## begin Given material

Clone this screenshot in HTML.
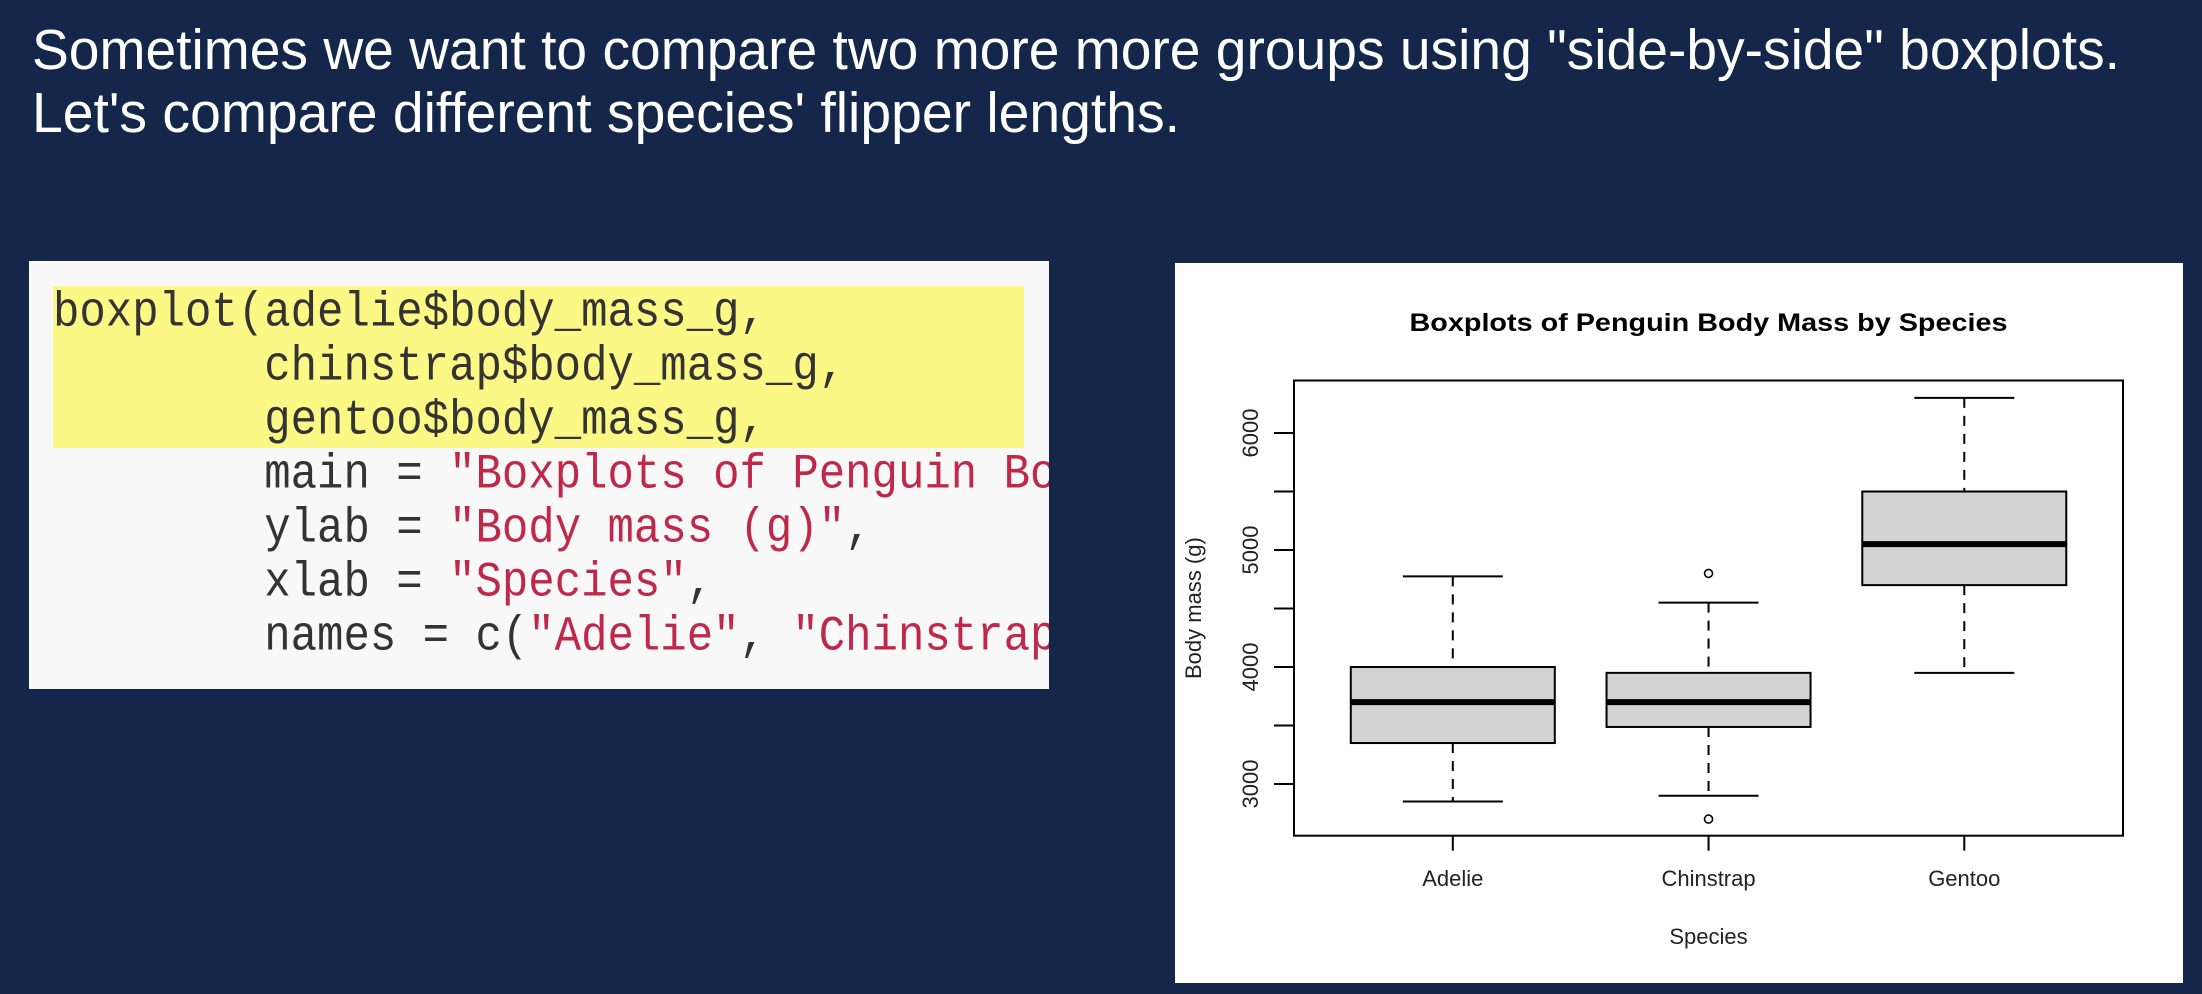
<!DOCTYPE html>
<html><head><meta charset="utf-8"><style>
html,body{margin:0;padding:0;}
body{width:2202px;height:994px;background:#14274a;position:relative;overflow:hidden;font-family:"Liberation Sans",sans-serif;}
#code{position:absolute;left:29px;top:261px;width:1020px;height:428px;background:#f8f8f8;overflow:hidden;}
#hl{position:absolute;left:24px;top:25px;width:971px;height:162px;background:#fbf885;}
.ln{position:absolute;left:24px;font-family:"Liberation Mono",monospace;font-size:44px;color:#333;white-space:pre;line-height:54px;height:54px;transform:scaleY(1.12);transform-origin:0 50%;}
.s{color:#c0284a;}
</style></head><body>
<svg style="position:absolute;left:0;top:0" width="2202" height="200">
<text x="32" y="69" fill="#fff" font-size="57" font-family="Liberation Sans, sans-serif" textLength="2088" lengthAdjust="spacingAndGlyphs">Sometimes we want to compare two more more groups using "side-by-side" boxplots.</text>
<text x="32" y="132" fill="#fff" font-size="57" font-family="Liberation Sans, sans-serif" textLength="1148" lengthAdjust="spacingAndGlyphs">Let's compare different species' flipper lengths.</text>
</svg>
<div id="code">
<div id="hl"></div>
<div class="ln" style="top:25px">boxplot(adelie$body_mass_g,</div>
<div class="ln" style="top:79px">        chinstrap$body_mass_g,</div>
<div class="ln" style="top:133px">        gentoo$body_mass_g,</div>
<div class="ln" style="top:187px">        main = <span class="s">"Boxplots of Penguin Body Mass by Species"</span>,</div>
<div class="ln" style="top:241px">        ylab = <span class="s">"Body mass (g)"</span>,</div>
<div class="ln" style="top:295px">        xlab = <span class="s">"Species"</span>,</div>
<div class="ln" style="top:349px">        names = c(<span class="s">"Adelie"</span>, <span class="s">"Chinstrap"</span>, <span class="s">"Gentoo"</span>))</div>
</div>
<svg id="chart" style="position:absolute;left:1175px;top:263px" width="1008" height="720"></svg>
<script>
const categories=["Adelie","Chinstrap","Gentoo"];
const lowerWhisker=[2850,2900,3950];
const q1=[3350,3487.5,4700];
const medians=[3700,3700,3050+2000];
const q3=[4000,3950,5500];
const upperWhisker=[4775,4550,6300];
const outliers=[[],[4800,2700],[]];
const yTicks=[3000,3500,4000,4500,5000,5500,6000];
const yTickLabels=["3000","","4000","","5000","","6000"];

const svg=document.getElementById('chart');
const NS='http://www.w3.org/2000/svg';
const L=119,R=948,T=117.5,B=572.7;
const yMin=2558,yMax=6449;
function y(v){return B-(v-yMin)/(yMax-yMin)*(B-T);}
function x(i){return L+(i+0.5)/categories.length*(R-L)*0.9255+ (R-L)*0.0373;}
function mk(tag,attrs,name){const e=document.createElementNS(NS,tag);for(const k in attrs)e.setAttribute(k,attrs[k]);


svg.appendChild(e);return e;}
mk('rect',{x:0,y:0,width:1008,height:720,fill:'#fff'},'chart-background');
const title=mk('text',{x:(L+R)/2,y:68,'text-anchor':'middle','font-size':25,'font-weight':'bold','font-family':'Liberation Sans, sans-serif',textLength:598,lengthAdjust:'spacingAndGlyphs'},'chart-title');
title.textContent='Boxplots of Penguin Body Mass by Species';
const hw=102,cw=50;
categories.forEach((c,i)=>{
  const cx=x(i);
  mk('line',{x1:cx,x2:cx,y1:y(upperWhisker[i]),y2:y(q3[i]),stroke:'#000','stroke-width':2,'stroke-dasharray':'10,8'},'whisker-upper-'+c.toLowerCase());
  mk('line',{x1:cx,x2:cx,y1:y(q1[i]),y2:y(lowerWhisker[i]),stroke:'#000','stroke-width':2,'stroke-dasharray':'10,8'},'whisker-lower-'+c.toLowerCase());
  mk('line',{x1:cx-cw,x2:cx+cw,y1:y(upperWhisker[i]),y2:y(upperWhisker[i]),stroke:'#000','stroke-width':2},'cap-upper-'+c.toLowerCase());
  mk('line',{x1:cx-cw,x2:cx+cw,y1:y(lowerWhisker[i]),y2:y(lowerWhisker[i]),stroke:'#000','stroke-width':2},'cap-lower-'+c.toLowerCase());
  mk('rect',{x:cx-hw,y:y(q3[i]),width:2*hw,height:y(q1[i])-y(q3[i]),fill:'#d3d3d3',stroke:'#000','stroke-width':2},'box-'+c.toLowerCase());
  mk('line',{x1:cx-hw,x2:cx+hw,y1:y(medians[i]),y2:y(medians[i]),stroke:'#000','stroke-width':6},'median-'+c.toLowerCase());
  outliers[i].forEach(v=>{mk('circle',{cx:cx,cy:y(v),r:4,fill:'none',stroke:'#000','stroke-width':1.6},'outlier-'+c.toLowerCase());});
  mk('line',{x1:cx,x2:cx,y1:B,y2:B+15,stroke:'#000','stroke-width':2},'x-tick-'+c.toLowerCase());
  const t=mk('text',{x:cx,y:623,'text-anchor':'middle','font-size':22,'font-family':'Liberation Sans, sans-serif',fill:'#222'},'x-tick-label-'+c.toLowerCase());
  t.textContent=c;
});
yTicks.forEach((v,i)=>{
  mk('line',{x1:L-20,x2:L,y1:y(v),y2:y(v),stroke:'#000','stroke-width':2},'y-tick-'+v);
  if(yTickLabels[i]){const t=mk('text',{x:0,y:0,transform:`translate(83,${y(v)}) rotate(-90)`,'text-anchor':'middle','font-size':22,'font-family':'Liberation Sans, sans-serif',fill:'#222'},'y-tick-label-'+v);t.textContent=yTickLabels[i];}
});
mk('rect',{x:L,y:T,width:R-L,height:B-T,fill:'none',stroke:'#000','stroke-width':2},'plot-frame');
const xl=mk('text',{x:(L+R)/2,y:681,'text-anchor':'middle','font-size':22,'font-family':'Liberation Sans, sans-serif',fill:'#222'},'x-axis-title');xl.textContent='Species';
const yl=mk('text',{x:0,y:0,transform:`translate(26,${(T+B)/2}) rotate(-90)`,'text-anchor':'middle','font-size':22,'font-family':'Liberation Sans, sans-serif',fill:'#222'},'y-axis-title');yl.textContent='Body mass (g)';
</script>
</body></html>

## end Given material

● Your task
Reproduce the whole listing word for word, setting aside any pictures.

● Final result
Clone this screenshot in HTML.
<!DOCTYPE html>
<html><head><meta charset="utf-8"><style>
html,body{margin:0;padding:0;}
body{width:2202px;height:994px;background:#14274a;position:relative;overflow:hidden;font-family:"Liberation Sans",sans-serif;}
#code{position:absolute;left:29px;top:261px;width:1020px;height:428px;background:#f8f8f8;overflow:hidden;}
#hl{position:absolute;left:24px;top:25px;width:971px;height:162px;background:#fbf885;}
.ln{position:absolute;left:24px;font-family:"Liberation Mono",monospace;font-size:44px;color:#333;white-space:pre;line-height:54px;height:54px;transform:scaleY(1.12);transform-origin:0 50%;}
.s{color:#c0284a;}
</style></head><body>
<svg style="position:absolute;left:0;top:0" width="2202" height="200">
<text x="32" y="69" fill="#fff" font-size="57" font-family="Liberation Sans, sans-serif" textLength="2088" lengthAdjust="spacingAndGlyphs">Sometimes we want to compare two more more groups using "side-by-side" boxplots.</text>
<text x="32" y="132" fill="#fff" font-size="57" font-family="Liberation Sans, sans-serif" textLength="1148" lengthAdjust="spacingAndGlyphs">Let's compare different species' flipper lengths.</text>
</svg>
<div id="code">
<div id="hl"></div>
<div class="ln" style="top:25px">boxplot(adelie$body_mass_g,</div>
<div class="ln" style="top:79px">        chinstrap$body_mass_g,</div>
<div class="ln" style="top:133px">        gentoo$body_mass_g,</div>
<div class="ln" style="top:187px">        main = <span class="s">"Boxplots of Penguin Body Mass by Species"</span>,</div>
<div class="ln" style="top:241px">        ylab = <span class="s">"Body mass (g)"</span>,</div>
<div class="ln" style="top:295px">        xlab = <span class="s">"Species"</span>,</div>
<div class="ln" style="top:349px">        names = c(<span class="s">"Adelie"</span>, <span class="s">"Chinstrap"</span>, <span class="s">"Gentoo"</span>))</div>
</div>
<svg id="chart" style="position:absolute;left:1175px;top:263px" width="1008" height="720"></svg>
<script>
const categories=["Adelie","Chinstrap","Gentoo"];
const lowerWhisker=[2850,2900,3950];
const q1=[3350,3487.5,4700];
const medians=[3700,3700,3050+2000];
const q3=[4000,3950,5500];
const upperWhisker=[4775,4550,6300];
const outliers=[[],[4800,2700],[]];
const yTicks=[3000,3500,4000,4500,5000,5500,6000];
const yTickLabels=["3000","","4000","","5000","","6000"];

const svg=document.getElementById('chart');
const NS='http://www.w3.org/2000/svg';
const L=119,R=948,T=117.5,B=572.7;
const yMin=2558,yMax=6449;
function y(v){return B-(v-yMin)/(yMax-yMin)*(B-T);}
function x(i){return L+(i+0.5)/categories.length*(R-L)*0.9255+ (R-L)*0.0373;}
function mk(tag,attrs,name){const e=document.createElementNS(NS,tag);for(const k in attrs)e.setAttribute(k,attrs[k]);


svg.appendChild(e);return e;}
mk('rect',{x:0,y:0,width:1008,height:720,fill:'#fff'},'chart-background');
const title=mk('text',{x:(L+R)/2,y:68,'text-anchor':'middle','font-size':25,'font-weight':'bold','font-family':'Liberation Sans, sans-serif',textLength:598,lengthAdjust:'spacingAndGlyphs'},'chart-title');
title.textContent='Boxplots of Penguin Body Mass by Species';
const hw=102,cw=50;
categories.forEach((c,i)=>{
  const cx=x(i);
  mk('line',{x1:cx,x2:cx,y1:y(upperWhisker[i]),y2:y(q3[i]),stroke:'#000','stroke-width':2,'stroke-dasharray':'10,8'},'whisker-upper-'+c.toLowerCase());
  mk('line',{x1:cx,x2:cx,y1:y(q1[i]),y2:y(lowerWhisker[i]),stroke:'#000','stroke-width':2,'stroke-dasharray':'10,8'},'whisker-lower-'+c.toLowerCase());
  mk('line',{x1:cx-cw,x2:cx+cw,y1:y(upperWhisker[i]),y2:y(upperWhisker[i]),stroke:'#000','stroke-width':2},'cap-upper-'+c.toLowerCase());
  mk('line',{x1:cx-cw,x2:cx+cw,y1:y(lowerWhisker[i]),y2:y(lowerWhisker[i]),stroke:'#000','stroke-width':2},'cap-lower-'+c.toLowerCase());
  mk('rect',{x:cx-hw,y:y(q3[i]),width:2*hw,height:y(q1[i])-y(q3[i]),fill:'#d3d3d3',stroke:'#000','stroke-width':2},'box-'+c.toLowerCase());
  mk('line',{x1:cx-hw,x2:cx+hw,y1:y(medians[i]),y2:y(medians[i]),stroke:'#000','stroke-width':6},'median-'+c.toLowerCase());
  outliers[i].forEach(v=>{mk('circle',{cx:cx,cy:y(v),r:4,fill:'none',stroke:'#000','stroke-width':1.6},'outlier-'+c.toLowerCase());});
  mk('line',{x1:cx,x2:cx,y1:B,y2:B+15,stroke:'#000','stroke-width':2},'x-tick-'+c.toLowerCase());
  const t=mk('text',{x:cx,y:623,'text-anchor':'middle','font-size':22,'font-family':'Liberation Sans, sans-serif',fill:'#222'},'x-tick-label-'+c.toLowerCase());
  t.textContent=c;
});
yTicks.forEach((v,i)=>{
  mk('line',{x1:L-20,x2:L,y1:y(v),y2:y(v),stroke:'#000','stroke-width':2},'y-tick-'+v);
  if(yTickLabels[i]){const t=mk('text',{x:0,y:0,transform:`translate(83,${y(v)}) rotate(-90)`,'text-anchor':'middle','font-size':22,'font-family':'Liberation Sans, sans-serif',fill:'#222'},'y-tick-label-'+v);t.textContent=yTickLabels[i];}
});
mk('rect',{x:L,y:T,width:R-L,height:B-T,fill:'none',stroke:'#000','stroke-width':2},'plot-frame');
const xl=mk('text',{x:(L+R)/2,y:681,'text-anchor':'middle','font-size':22,'font-family':'Liberation Sans, sans-serif',fill:'#222'},'x-axis-title');xl.textContent='Species';
const yl=mk('text',{x:0,y:0,transform:`translate(26,${(T+B)/2}) rotate(-90)`,'text-anchor':'middle','font-size':22,'font-family':'Liberation Sans, sans-serif',fill:'#222'},'y-axis-title');yl.textContent='Body mass (g)';
</script>
</body></html>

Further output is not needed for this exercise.